Gastkommentar:Nationale Psychologie

Worauf es ankommt in Europa: über suizidale Italiener, kontrollsüchtige Deutsche und vergessene Schlüssel in Mailand und Berlin.

Von Mario Fortunato

Aufgrund des dummen Zufalls, dass ich in Italien geboren wurde, neige ich zum Suizid - so sieht es jedenfalls ein deutsches Nachrichtenmagazin. Ich würde da den Strick vorziehen, der in der Tat oft das Werkzeug des besonders verbitterten Lebensmüden ist. Andere Medien sehen mich, den Italiener, als Schnorrer und Profiteur, was mir ein Widerspruch zu sein scheint: Warum sollte ich erst andere übers Ohr hauen und mich dann umbringen? Auch italienische Zeitungen üben sich derzeit in der Nationaldiagnose und sinnieren über die kontrollsüchtigen (also analfixierten) Deutschen mit ihrem Allmachtswahn. Neu ist das nicht: Schon nach der Brexit-Abstimmung übertrafen sich Europas Medien darin, Englands politische Szene neurologisch-therapeutisch zu analysieren.

Was mir am Europa von heute am meisten missfällt, ist, dass sich hier eine triviale, selbstgefällige Redeweise entwickelt hat, die nicht aufklärt, sondern sich anschmiegt ans Volk, die den dümmsten Gemeinplätzen Vorschub leistet, die dann im Internet und in den Bars zirkulieren, überall, wo das Geschwätz des Hörensagens triumphiert. Dies ist umso bedenklicher, wenn man sieht, wie ein schlecht übersetzter Satz eines Politikers eine hasserfüllte Polemik auslöst, die auf absolut nichts basiert. Die EU bräuchte weniger National-Psychologen und mehr Übersetzer.
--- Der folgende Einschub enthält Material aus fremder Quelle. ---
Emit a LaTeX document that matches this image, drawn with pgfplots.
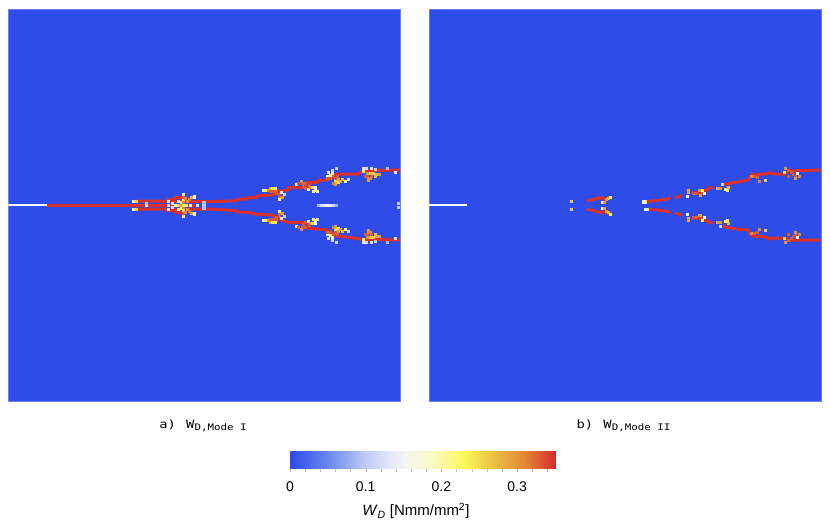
\documentclass[border=0pt]{standalone}
\usepackage{fontspec}
\setmainfont{Liberation Sans}
\newfontfamily\capfont[FakeStretch=1.2]{DejaVu Sans Mono}
\usepackage{pgfplots}
\usepackage{pgfplotstable}
\pgfplotsset{compat=1.18}

\definecolor{bgblue}{RGB}{47,75,232}
\definecolor{crack}{RGB}{218,48,44}

% hot cells in picture pixels, left panel
\pgfplotstableread{
x y v
133 201 0.2
135.5 201 0.25
133 209 0.2
135.5 209 0.25
146 203 0.1
146 205 0.12
168 201 0.14
168 205 0.15
168 209 0.14
172 203 0.12
172 207 0.12
178 201 0.14
178 209 0.14
175 205 0.2
178 205 0.24
181 202 0.23
180 205 0.29
183 205 0.24
186 205 0.22
181 208 0.23
183 200 0.24
183 202 0.31
183 208 0.31
183 210 0.24
183 197 0.33
183 213 0.33
183 194 0.24
183 216 0.24
185 198 0.31
185 212 0.31
187 201 0.3
187 209 0.3
189 199 0.31
189 211 0.31
191 197 0.28
191 213 0.28
194 196.5 0.15
194 213.5 0.15
190 205 0.14
197 205 0.17
203.5 202.5 0.09
203.5 205 0.1
203.5 207.5 0.09
263 190 0.17
265 190 0.23
268 190 0.3
270 191 0.33
273 191 0.33
276 190 0.33
270 188 0.29
272 188 0.24
275 188 0.24
276 193 0.33
279 194 0.33
281 192 0.16
279 197 0.32
282 197 0.29
279 199 0.23
284 194 0.11
263 220 0.17
265 220 0.23
268 220 0.3
270 219 0.33
273 219 0.33
276 220 0.33
270 222 0.29
272 222 0.24
275 222 0.24
276 217 0.33
279 216 0.33
281 218 0.16
279 213 0.32
282 213 0.29
279 211 0.23
284 216 0.11
296 184 0.14
298 183 0.33
302 183 0.33
305 183 0.33
303 186 0.33
305 188 0.33
301 181 0.3
309 185 0.33
308 189 0.15
310 187 0.31
312 187 0.25
315 190 0.23
313 191 0.23
315 187 0.15
317 191 0.14
296 226 0.14
298 227 0.33
302 227 0.33
305 227 0.33
303 224 0.33
305 222 0.33
301 229 0.3
309 225 0.33
308 221 0.15
310 223 0.31
312 223 0.25
315 220 0.23
313 219 0.23
315 223 0.15
317 219 0.14
327 176 0.15
327 178 0.33
330 178 0.33
330 175 0.23
332 173 0.2
328 172 0.13
332 170 0.12
336 168 0.11
333 176 0.33
335 178 0.33
338 179 0.29
337 176 0.33
345 181 0.23
342 179 0.27
335 181 0.25
338 182 0.24
335 184 0.29
333 183 0.31
340 181 0.29
348 179 0.11
327 234 0.15
327 232 0.33
330 232 0.33
330 235 0.23
332 237 0.2
328 238 0.13
332 240 0.12
336 242 0.11
333 234 0.33
335 232 0.33
338 231 0.29
337 234 0.33
345 229 0.23
342 231 0.27
335 229 0.25
338 228 0.24
335 226 0.29
333 227 0.31
340 229 0.29
348 231 0.11
363 171 0.23
365 176 0.33
367 173 0.3
370 173 0.26
373 173 0.26
376 174 0.28
379 174 0.29
367 176 0.33
371 176 0.33
375 176 0.27
368 178 0.31
370 178 0.31
368 180 0.3
363 168 0.13
366 168 0.12
371 168 0.13
375 169 0.11
387 168 0.09
395 172 0.13
363 239 0.23
365 234 0.33
367 237 0.3
370 237 0.26
373 237 0.26
376 236 0.28
379 236 0.29
367 234 0.33
371 234 0.33
375 234 0.27
368 232 0.31
370 232 0.31
368 230 0.3
363 242 0.13
366 242 0.12
371 242 0.13
375 241 0.11
387 242 0.09
395 238 0.13
318 205 0.09
321 205 0.12
324 205 0.14
327 205 0.15
330 205 0.14
333 205 0.11
336 205 0.08
398 203 0.1
398 207 0.1
}\leftcells

% hot cells, right panel
\pgfplotstableread{
x y v
571 201 0.26
571 209 0.26
602 202 0.15
602 208 0.15
604 202 0.29
604 208 0.29
606 199 0.3
606 211 0.3
608 198 0.27
608 212 0.27
610 197 0.23
610 214 0.23
643 201.5 0.15
645 201.5 0.2
645 209 0.2
647 209 0.15
687 196 0.15
687 214 0.15
688 190 0.29
688 192 0.29
688 218 0.29
688 220 0.29
693 193 0.33
696 193 0.33
693 217 0.33
696 217 0.33
699 190 0.3
702 192 0.33
702 190 0.23
704 193 0.15
700 195 0.29
699 215 0.3
702 218 0.33
702 220 0.23
704 217 0.15
700 215 0.29
717 188 0.29
720 188 0.3
720 222 0.3
717 222 0.29
722 184 0.11
720 226 0.11
725 189 0.23
727 190 0.24
728 187 0.27
725 221 0.23
727 220 0.24
728 223 0.27
751 176 0.31
754 176 0.33
757 177 0.33
751 233 0.31
754 233 0.33
757 232 0.33
765 180 0.26
765 230 0.26
759 181 0.31
759 229 0.31
784 172 0.25
785 168 0.3
788 170 0.33
791 172 0.33
793 174 0.33
795 176 0.33
797 173 0.18
799 176 0.31
795 178 0.3
788 176 0.33
784 238 0.25
785 242 0.3
788 240 0.33
791 238 0.33
793 236 0.33
795 234 0.33
797 237 0.18
799 234 0.31
795 232 0.3
788 234 0.33
}\rightcells

\pgfplotsset{
  colormap={wd}{rgb255(0pt)=(47,75,232); rgb255(5pt)=(105,135,238); rgb255(10pt)=(190,205,245);
    rgb255(15pt)=(245,245,248); rgb255(19pt)=(250,250,190); rgb255(23pt)=(250,248,90);
    rgb255(27pt)=(235,190,65); rgb255(31pt)=(225,135,55); rgb255(35pt)=(216,45,45)},
  panel/.style={
    scale only axis, width=391.7pt, height=392pt,
    y dir=reverse, ymin=9, ymax=401,
    ticks=none, axis line style={draw=bgblue!70!white, line width=0.4pt},
    axis background/.style={fill=bgblue},
    point meta min=0, point meta max=0.35,
    xlabel style={font=\capfont\fontsize{11.5pt}{12pt}\selectfont, at={(axis description cs:0.497,-0.063)}, anchor=center},
  },
  crackline/.style={crack, line width=3pt, line join=round, mark=none},
  hotcells/.style={scatter, only marks, mark=square*, mark size=1.3pt,
    scatter/use mapped color={draw=mapped color, fill=mapped color},
    point meta=\thisrow{v}},
}

\begin{document}
\begin{tikzpicture}[x=1pt,y=1pt]
\path[use as bounding box] (0,0) rectangle (830,531);

\begin{axis}[panel, at={(8.5pt,130pt)}, anchor=south west, xmin=8.5, xmax=400.2,
  xlabel={a)\ \hspace{2pt}W\textsubscript{\fontsize{9pt}{9pt}\selectfont D,Mode I}}]
\addplot[hotcells] table[x=x,y=y] {\leftcells};
\addplot[white, line width=1.8pt] coordinates {(8.5,205) (47,205)};
\addplot[crackline] coordinates {(47,205) (197,205)};
\addplot[crackline] coordinates {(135,201) (210,201.7) (237,200.7) (237,199) (248,199) (248,197.3) (257,197.3) (257,195.7) (273,195) (278,191.7) (288,190) (288,187.7) (307,187.7) (307,182.3) (318,182.3) (318,180) (327,180) (337,174) (358,174) (363,170.7) (400,170)};
\addplot[crackline] coordinates {(135,209) (210,209) (237,210.7) (237,212) (248,212.3) (257,214.3) (273,215) (278,219) (288,222.3) (307,222.3) (308,228.3) (318,229) (327,230) (337,236) (348,237.3) (363,239.3) (400,240)};
\addplot[crackline] coordinates {(167,201) (168,199.5) (175,199.5) (175,197.5) (183,197.5) (191,200)};
\addplot[crackline] coordinates {(167,209) (168,210.5) (175,210.5) (175,212.5) (183,212.5) (191,210)};
\end{axis}

\begin{axis}[panel, at={(429pt,130pt)}, anchor=south west, xmin=429, xmax=820.7,
  xlabel={b)\ \hspace{2pt}W\textsubscript{\fontsize{9pt}{9pt}\selectfont D,Mode II}}]
\addplot[hotcells] table[x=x,y=y] {\rightcells};
\addplot[white, line width=1.8pt] coordinates {(429,205) (467,205)};
\addplot[crackline] coordinates {(587,201) (595,199) (602,197.5) (605,200) (610,197)};
\addplot[crackline] coordinates {(587,209) (595,211) (602,213) (605,211) (610,214)};
\addplot[crackline] coordinates {(647,201.5) (657,200.5) (668,199) (670,197.5)};
\addplot[crackline] coordinates {(675,197.5) (682,195.7)};
\addplot[crackline] coordinates {(692,193) (700,192.5) (703,191) (707,190) (710,187.7) (713,187.7)};
\addplot[crackline] coordinates {(723,186) (725,184) (736,182.3) (748,180) (752,174.5) (766,174) (770,172.7) (775,174) (785,174) (788,171) (821,170)};
\addplot[crackline] coordinates {(649,209) (657,210) (668,211.5) (670,213)};
\addplot[crackline] coordinates {(675,213) (682,215)};
\addplot[crackline] coordinates {(692,218) (700,218) (703,219.5) (707,221) (710,222.5) (713,223)};
\addplot[crackline] coordinates {(723,225) (725,227) (736,229) (748,230) (752,236) (766,237) (770,239) (775,238) (785,238) (788,240) (821,240)};
\end{axis}

% colour scale
\begin{axis}[scale only axis, at={(290pt,62.7pt)}, anchor=south west, width=265pt, height=17.3pt,
  xmin=0, xmax=0.35, ymin=0, ymax=1, axis y line=none, axis x line*=bottom, x axis line style={draw=none,-},
  point meta min=0, point meta max=0.35,
  xtick={0,0.1,0.2,0.3}, minor xtick={0.02,0.04,0.06,0.08,0.12,0.14,0.16,0.18,0.22,0.24,0.26,0.28,0.32,0.34},
  tick style={draw=black!25}, tick align=outside, major tick length=4pt, minor tick length=4pt,
  xticklabel style={font=\fontsize{14pt}{15pt}\selectfont, /pgf/number format/assume math mode=true, anchor=center, yshift=-14pt},
  xlabel={\textit{W}\textsubscript{\textit{D}} [Nmm/mm\textsuperscript{2}]},
  xlabel style={font=\fontsize{15pt}{16pt}\selectfont, at={(axis description cs:0.475,-2.47)}, anchor=center}]
\addplot[surf, shader=interp, point meta=x, mesh/cols=36] coordinates {
(0,0) (0.01,0) (0.02,0) (0.03,0) (0.04,0) (0.05,0) (0.06,0) (0.07,0) (0.08,0) (0.09,0) (0.1,0) (0.11,0)
(0.12,0) (0.13,0) (0.14,0) (0.15,0) (0.16,0) (0.17,0) (0.18,0) (0.19,0) (0.2,0) (0.21,0) (0.22,0) (0.23,0)
(0.24,0) (0.25,0) (0.26,0) (0.27,0) (0.28,0) (0.29,0) (0.3,0) (0.31,0) (0.32,0) (0.33,0) (0.34,0) (0.35,0)
(0,1) (0.01,1) (0.02,1) (0.03,1) (0.04,1) (0.05,1) (0.06,1) (0.07,1) (0.08,1) (0.09,1) (0.1,1) (0.11,1)
(0.12,1) (0.13,1) (0.14,1) (0.15,1) (0.16,1) (0.17,1) (0.18,1) (0.19,1) (0.2,1) (0.21,1) (0.22,1) (0.23,1)
(0.24,1) (0.25,1) (0.26,1) (0.27,1) (0.28,1) (0.29,1) (0.3,1) (0.31,1) (0.32,1) (0.33,1) (0.34,1) (0.35,1)
};
\end{axis}
\end{tikzpicture}
\end{document}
Gerade die Wirtschaft scheint der wunde Punkt zu sein. In Italien war die Regierung aus Lega und Fünf-Sterne-Bewegung beim ersten Anlauf an der Wahl des Wirtschaftsministers gescheitert. Eigentlich war dafür ein älterer Professor vorgesehen; seine Entwicklung zum radikalen Euro-Gegner machte ihn in den Augen des Staatspräsidenten ungeeignet für das Amt. Das löste enormen Krawall aus; am Ende überwog die Einsicht, und ein anderer Professor wurde Wirtschaftsminister.

Diese Geschichte verrät, wie fragil unsere Demokratien sind: Es reicht der Name eines möglichen Ministers, und die Angst geht um, die Märkte könnten kopfstehen, ein Land und ein Kontinent zum Teufel gehen. Das soll seriös sein? Dass unsere Kultur, die auch mit dem Blut furchtbarer Kriege erkauft wurde, infrage gestellt wird; nicht, wenn man Tausende arme Schlucker im Meer ertrinken lässt, die Luft vergiftet wird, weil die Mafia tötet - sondern weil die Märkte besorgt sind?

Auch in der Hausgemeinschaft Europa muss man wissen, worauf es ankommt

Ja, das heutige Europa ist eine Hausgemeinschaft, deren Regeln von allen respektiert werden müssen. Aber auch Hausgemeinschaften müssen wissen, worauf es ankommt. Als ich in Berlin wohnte, klopfte jemand an die Tür. Er habe sich aus seiner Wohnung ausgesperrt - und während ich noch immer nicht begreife, was er will, betritt er meine Wohnung und steuert auf einen Kasten in der Mauer zu, mich belehrend, dass alle Hausbewohner in diesem Schränkchen die Schlüssel aller Wohnungen verwahrten für Ausnahmesituationen wie diese.

Ein paar Jahre später in Mailand: Als ich eines Morgens mein Apartment verlasse, sehe ich, dass im Türschloss gegenüber versehentlich die Schlüssel vergessen wurden. Ich klopfe. Meine Nachbarn wollen wissen, wer ich bin. Ich erkläre, was los ist, nenne meinen Namen, nichts passiert: Die da drinnen trauen mir nicht; ich höre: Verschwinden Sie! Ich gehe und wünsche mir, dass jemand ihre blöden Schlüssel mitnehmen möge. So viel über nationale Psychologien.

Mario Fortunato ist Schriftsteller. Er hat in den vergangenen 20 Jahren mehr in Europa als in Italien gelebt. Übersetzung: Jan Koneffke.